Marian Anderson's position in the world of opera is pivotal in the way she brought attention to black singers in opera through her historic debut at the Metropolitan Opera in 1955. Yet as many know, this was not her first, or last, important accomplishment. Besides a successful tour of Europe in the early 1930s, she made world-wide news in 1939 when she sang on the steps of the Lincoln Memorial, and she became an iconic figure of the Civil Rights movement. She sang for two Presidential inaugurations (Eisenhower in 1957 and Kennedy in 1961) and performed at the 1963 March on Washington for Jobs and Freedom where Martin Luther King, Jr. delivered his "I have a Dream" speech. Despite the private nature of her personality, Anderson's place in American culture was in between art and politics, opera and spirituals, concert singer and artistic ambassador. Anderson's career also holds a special place in between the legendary black singers who came before her (including Elizabeth Taylor Greenfield, Sissieretta Jones, Marie Selika, Flora Batson) and the generations who have enjoyed operatic careers since (including Leontyne Price, Shirley Verrett, Grace Bumbry, Kathleen Battle, Denyce Graves, and Angel Blue).

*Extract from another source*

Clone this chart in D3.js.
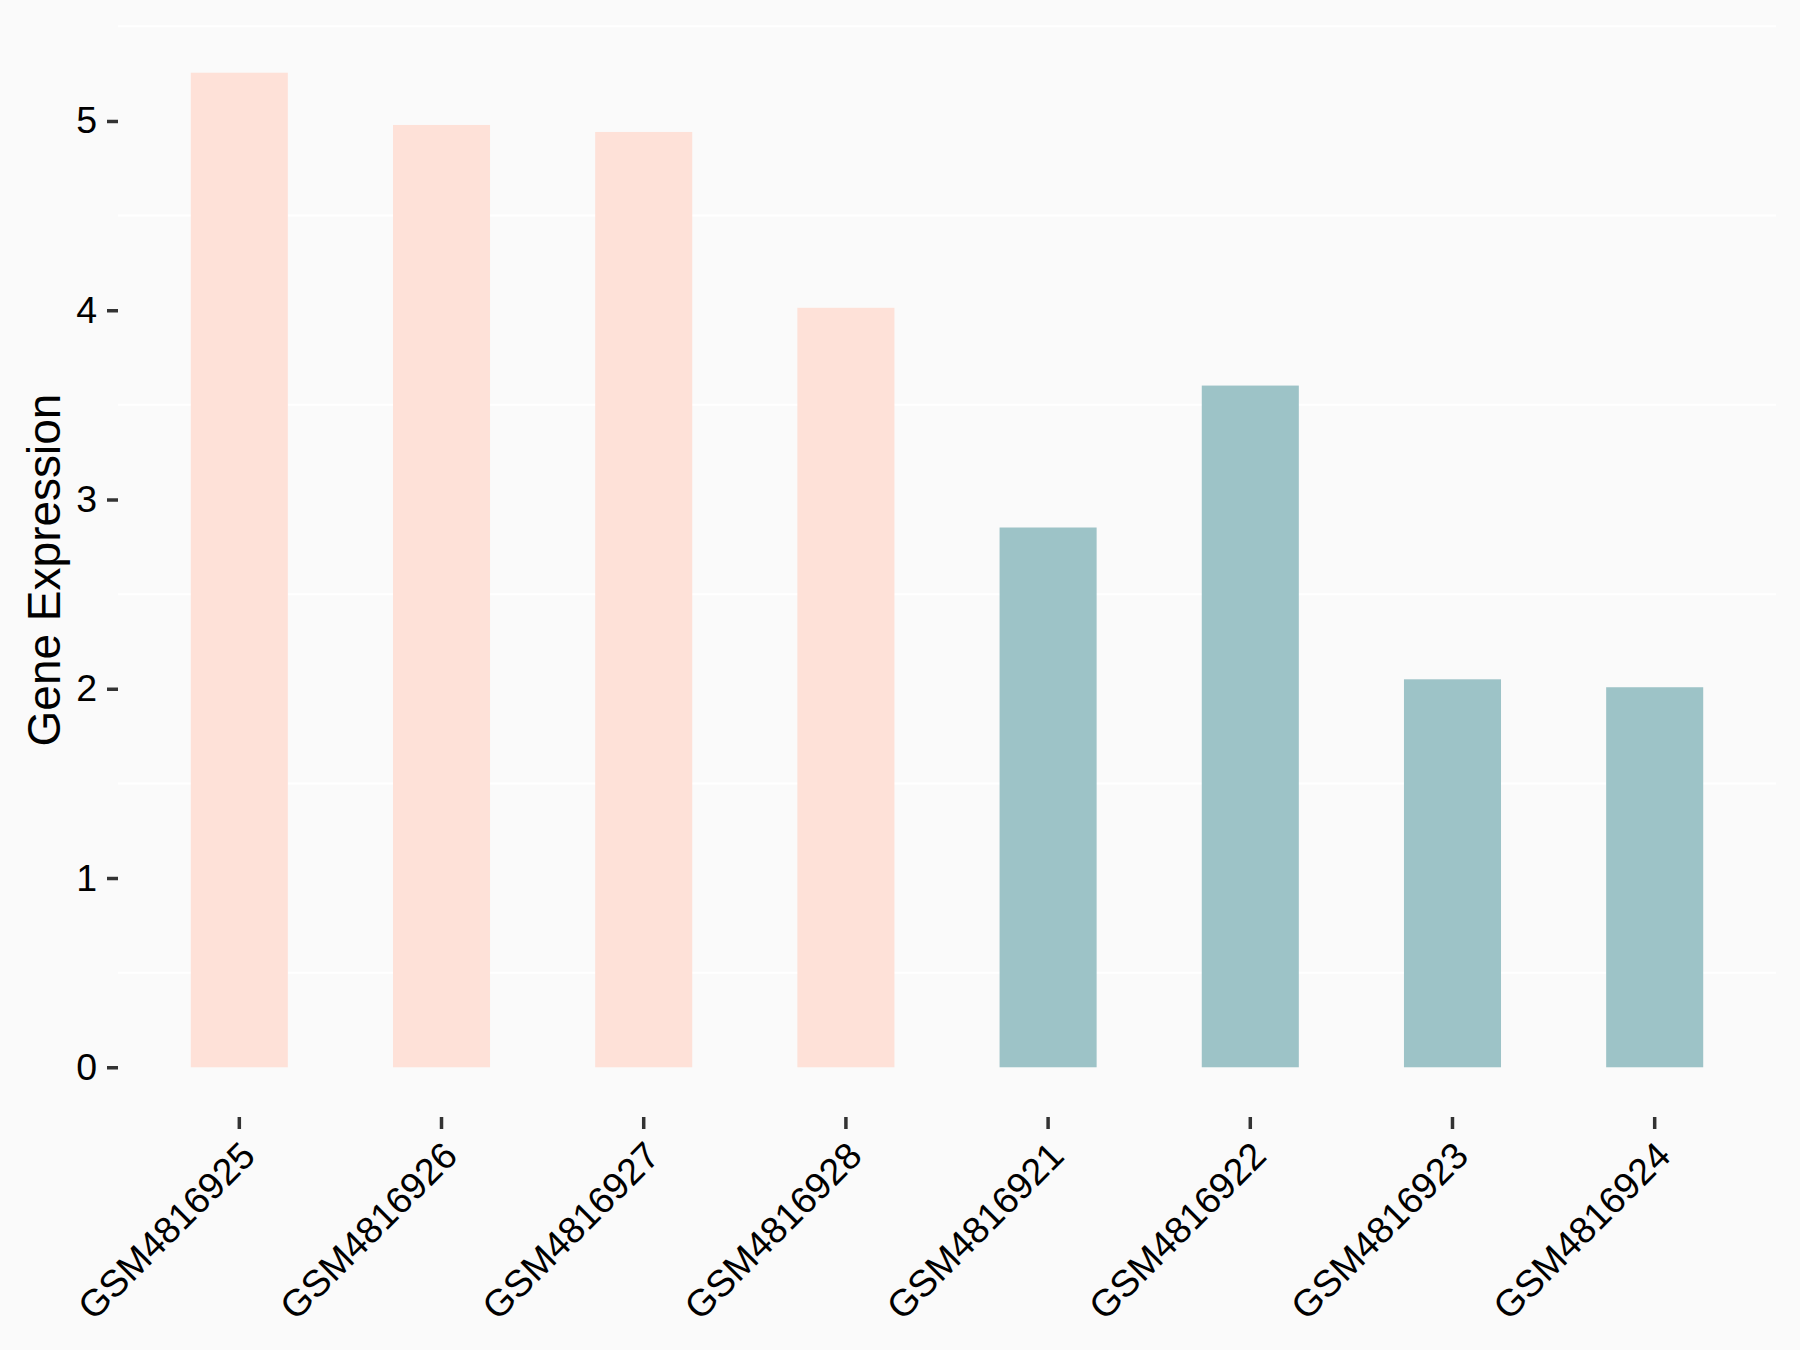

An underexplored legacy of Marian Anderson is the way an "in-betweenness" is embodied in so many aspects of her voice, career, and place in society. Sometimes it is found in the difficulty of putting a black operatic voice into one neat category (the singers who move between standard repertory roles, including those whose voices are called Zwischenfach). Sometimes it is presented in the uncanny backgrounds of singers who were school teachers, football players, violent youth sentenced to juvenile detention facilities, or beauty queens before finding their place on the opera stage. From the past up through today, there is no standard way to be a black opera singer; the "in between" characterization that was embedded in Anderson's career frequently remains a defining element for black opera singers today.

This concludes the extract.